> Data section
-------

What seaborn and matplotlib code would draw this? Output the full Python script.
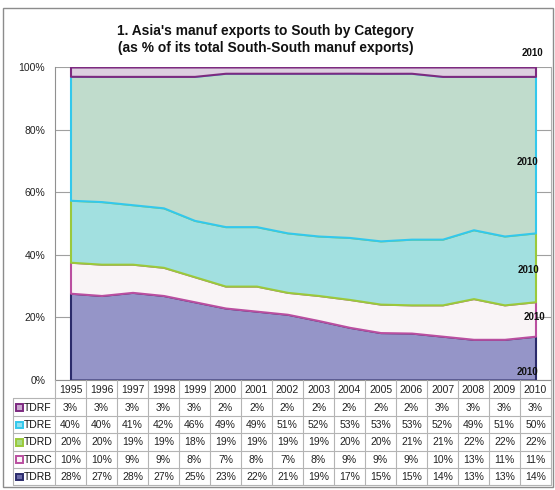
import numpy as np
import matplotlib
matplotlib.use("Agg")
import matplotlib.pyplot as plt
from matplotlib.patches import Rectangle
from matplotlib.lines import Line2D
import seaborn as sns

years = [1995, 1996, 1997, 1998, 1999, 2000, 2001, 2002, 2003, 2004,
         2005, 2006, 2007, 2008, 2009, 2010]
TDRB = [28, 27, 28, 27, 25, 23, 22, 21, 19, 17, 15, 15, 14, 13, 13, 14]
TDRC = [10, 10, 9, 9, 8, 7, 8, 7, 8, 9, 9, 9, 10, 13, 11, 11]
TDRD = [20, 20, 19, 19, 18, 19, 19, 19, 19, 20, 20, 21, 21, 22, 22, 22]
TDRE = [40, 40, 41, 42, 46, 49, 49, 51, 52, 53, 53, 53, 52, 49, 51, 50]
TDRF = [3, 3, 3, 3, 3, 2, 2, 2, 2, 2, 2, 2, 3, 3, 3, 3]
series_names = ["TDRB", "TDRC", "TDRD", "TDRE", "TDRF"]
yticks = [0, 20, 40, 60, 80, 100]
title = "1. Asia's manuf exports to South by Category\n(as % of its total South-South manuf exports)"

fills = ["#9595C8", "#F9F4F6", "#A2E0E0", "#C0DCCC", "#DDCFE0"]
edges = ["#2B2B6B", "#BA4FA0", "#9BC93B", "#33C8EC", "#7D2A80"]
key_fill = ["#6A6AA8", "#F9F4F6", "#A8DC88", "#8FE0F0", "#C9A8CF"]

sns.set_style("white")
plt.rcParams['font.family'] = ['Liberation Sans', 'DejaVu Sans']

W, H = 555, 490
fig = plt.figure(figsize=(W / 100, H / 100), dpi=100)

def fx(x):
    return x / W

def fy(y):
    return 1 - y / H

L, R, T, B = 55, 551, 67, 380
ax = fig.add_axes([fx(L), fy(B), fx(R) - fx(L), fy(T) - fy(B)])

data = np.array([TDRB, TDRC, TDRD, TDRE, TDRF], dtype=float)
shares = data / data.sum(axis=0) * 100
x = np.arange(len(years))

ax.set_xlim(-0.5, len(years) - 0.5)
ax.set_ylim(0, 100)
ax.set_yticks(yticks)
ax.set_yticklabels([f"{v}%" for v in yticks], fontsize=7.5, color="#222222")
ax.set_xticks([])
for v in yticks:
    ax.axhline(v, color="#A0A0A0", lw=0.8, zorder=0)

polys = ax.stackplot(x, shares, colors=fills, edgecolor=None, zorder=2)
for p, ec in zip(polys, edges):
    p.set_edgecolor(ec)
    p.set_linewidth(1.5)

ax.tick_params(axis="y", direction="out", length=5, width=0.8, color="#909090", pad=2)
ax.spines["top"].set_visible(False)
for s in ["left", "bottom", "right"]:
    ax.spines[s].set_color("#909090")
    ax.spines[s].set_linewidth(0.8)
ax.spines["right"].set_color("#B0B0B0")

# "2010" data labels
label_pos = [(14.73, 2.6), (14.98, 20.1), (14.76, 35.1), (14.73, 69.6), (14.89, 104.5)]
for (lx, ly) in label_pos:
    ax.text(lx, ly, str(years[-1]), fontsize=7, fontweight="bold", ha="center",
            va="center", clip_on=False, zorder=5, color="#111111")

# title
fig.text(fx(265), fy(31), title.split("\n")[0], ha="center", va="center",
         fontsize=9.9, fontweight="bold", color="#111111")
fig.text(fx(266), fy(48), title.split("\n")[1], ha="center", va="center",
         fontsize=9.9, fontweight="bold", color="#111111")

# data table below the axis
line_c = "#B4B4B4"
colw = (R - L) / len(years)
hdr_top, row0, rowh = 380, 398.3, 17.4
nrows = 5
tbl_bottom = row0 + nrows * rowh
tbl_left = 12.5

def hline(x0, x1, y, c=line_c):
    fig.add_artist(Line2D([fx(x0), fx(x1)], [fy(y), fy(y)], color=c, lw=0.8))

def vline(x, y0, y1, c=line_c):
    fig.add_artist(Line2D([fx(x), fx(x)], [fy(y0), fy(y1)], color=c, lw=0.8))

for i in range(len(years) + 1):
    vline(L + i * colw, hdr_top, tbl_bottom)
vline(tbl_left, row0, tbl_bottom)
for r in range(nrows + 1):
    hline(tbl_left, R, row0 + r * rowh)

for i, yr in enumerate(years):
    fig.text(fx(L + (i + 0.5) * colw), fy((hdr_top + row0) / 2 + 0.5), str(yr),
             ha="center", va="center", fontsize=7.5, color="#222222")

table_order = [4, 3, 2, 1, 0]  # TDRF, TDRE, TDRD, TDRC, TDRB
for r, si in enumerate(table_order):
    cy = row0 + (r + 0.5) * rowh + 0.5
    fig.add_artist(Rectangle((fx(16), fy(cy + 3.3)), fx(6.6), 6.6 / H,
                             facecolor=key_fill[si], edgecolor=edges[si], lw=1.4))
    fig.text(fx(24), fy(cy), series_names[si], ha="left", va="center",
             fontsize=7.5, color="#111111")
    for i in range(len(years)):
        fig.text(fx(L + (i + 0.5) * colw), fy(cy), f"{int(data[si, i])}%",
                 ha="center", va="center", fontsize=7.5, color="#222222")

# outer chart frame
fig.add_artist(Rectangle((fx(3), fy(487)), fx(550), 479 / H, fill=False,
                         edgecolor="#8C8C8C", lw=1.0))

fig.savefig("out.png", dpi=100)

-------

> Exercise details
Drop the images and repeat the data exactly.

> Response
What seaborn and matplotlib code would draw this? Output the full Python script.
import numpy as np
import matplotlib
matplotlib.use("Agg")
import matplotlib.pyplot as plt
from matplotlib.patches import Rectangle
from matplotlib.lines import Line2D
import seaborn as sns

years = [1995, 1996, 1997, 1998, 1999, 2000, 2001, 2002, 2003, 2004,
         2005, 2006, 2007, 2008, 2009, 2010]
TDRB = [28, 27, 28, 27, 25, 23, 22, 21, 19, 17, 15, 15, 14, 13, 13, 14]
TDRC = [10, 10, 9, 9, 8, 7, 8, 7, 8, 9, 9, 9, 10, 13, 11, 11]
TDRD = [20, 20, 19, 19, 18, 19, 19, 19, 19, 20, 20, 21, 21, 22, 22, 22]
TDRE = [40, 40, 41, 42, 46, 49, 49, 51, 52, 53, 53, 53, 52, 49, 51, 50]
TDRF = [3, 3, 3, 3, 3, 2, 2, 2, 2, 2, 2, 2, 3, 3, 3, 3]
series_names = ["TDRB", "TDRC", "TDRD", "TDRE", "TDRF"]
yticks = [0, 20, 40, 60, 80, 100]
title = "1. Asia's manuf exports to South by Category\n(as % of its total South-South manuf exports)"

fills = ["#9595C8", "#F9F4F6", "#A2E0E0", "#C0DCCC", "#DDCFE0"]
edges = ["#2B2B6B", "#BA4FA0", "#9BC93B", "#33C8EC", "#7D2A80"]
key_fill = ["#6A6AA8", "#F9F4F6", "#A8DC88", "#8FE0F0", "#C9A8CF"]

sns.set_style("white")
plt.rcParams['font.family'] = ['Liberation Sans', 'DejaVu Sans']

W, H = 555, 490
fig = plt.figure(figsize=(W / 100, H / 100), dpi=100)

def fx(x):
    return x / W

def fy(y):
    return 1 - y / H

L, R, T, B = 55, 551, 67, 380
ax = fig.add_axes([fx(L), fy(B), fx(R) - fx(L), fy(T) - fy(B)])

data = np.array([TDRB, TDRC, TDRD, TDRE, TDRF], dtype=float)
shares = data / data.sum(axis=0) * 100
x = np.arange(len(years))

ax.set_xlim(-0.5, len(years) - 0.5)
ax.set_ylim(0, 100)
ax.set_yticks(yticks)
ax.set_yticklabels([f"{v}%" for v in yticks], fontsize=7.5, color="#222222")
ax.set_xticks([])
for v in yticks:
    ax.axhline(v, color="#A0A0A0", lw=0.8, zorder=0)

polys = ax.stackplot(x, shares, colors=fills, edgecolor=None, zorder=2)
for p, ec in zip(polys, edges):
    p.set_edgecolor(ec)
    p.set_linewidth(1.5)

ax.tick_params(axis="y", direction="out", length=5, width=0.8, color="#909090", pad=2)
ax.spines["top"].set_visible(False)
for s in ["left", "bottom", "right"]:
    ax.spines[s].set_color("#909090")
    ax.spines[s].set_linewidth(0.8)
ax.spines["right"].set_color("#B0B0B0")

# "2010" data labels
label_pos = [(14.73, 2.6), (14.98, 20.1), (14.76, 35.1), (14.73, 69.6), (14.89, 104.5)]
for (lx, ly) in label_pos:
    ax.text(lx, ly, str(years[-1]), fontsize=7, fontweight="bold", ha="center",
            va="center", clip_on=False, zorder=5, color="#111111")

# title
fig.text(fx(265), fy(31), title.split("\n")[0], ha="center", va="center",
         fontsize=9.9, fontweight="bold", color="#111111")
fig.text(fx(266), fy(48), title.split("\n")[1], ha="center", va="center",
         fontsize=9.9, fontweight="bold", color="#111111")

# data table below the axis
line_c = "#B4B4B4"
colw = (R - L) / len(years)
hdr_top, row0, rowh = 380, 398.3, 17.4
nrows = 5
tbl_bottom = row0 + nrows * rowh
tbl_left = 12.5

def hline(x0, x1, y, c=line_c):
    fig.add_artist(Line2D([fx(x0), fx(x1)], [fy(y), fy(y)], color=c, lw=0.8))

def vline(x, y0, y1, c=line_c):
    fig.add_artist(Line2D([fx(x), fx(x)], [fy(y0), fy(y1)], color=c, lw=0.8))

for i in range(len(years) + 1):
    vline(L + i * colw, hdr_top, tbl_bottom)
vline(tbl_left, row0, tbl_bottom)
for r in range(nrows + 1):
    hline(tbl_left, R, row0 + r * rowh)

for i, yr in enumerate(years):
    fig.text(fx(L + (i + 0.5) * colw), fy((hdr_top + row0) / 2 + 0.5), str(yr),
             ha="center", va="center", fontsize=7.5, color="#222222")

table_order = [4, 3, 2, 1, 0]  # TDRF, TDRE, TDRD, TDRC, TDRB
for r, si in enumerate(table_order):
    cy = row0 + (r + 0.5) * rowh + 0.5
    fig.add_artist(Rectangle((fx(16), fy(cy + 3.3)), fx(6.6), 6.6 / H,
                             facecolor=key_fill[si], edgecolor=edges[si], lw=1.4))
    fig.text(fx(24), fy(cy), series_names[si], ha="left", va="center",
             fontsize=7.5, color="#111111")
    for i in range(len(years)):
        fig.text(fx(L + (i + 0.5) * colw), fy(cy), f"{int(data[si, i])}%",
                 ha="center", va="center", fontsize=7.5, color="#222222")

# outer chart frame
fig.add_artist(Rectangle((fx(3), fy(487)), fx(550), 479 / H, fill=False,
                         edgecolor="#8C8C8C", lw=1.0))

fig.savefig("out.png", dpi=100)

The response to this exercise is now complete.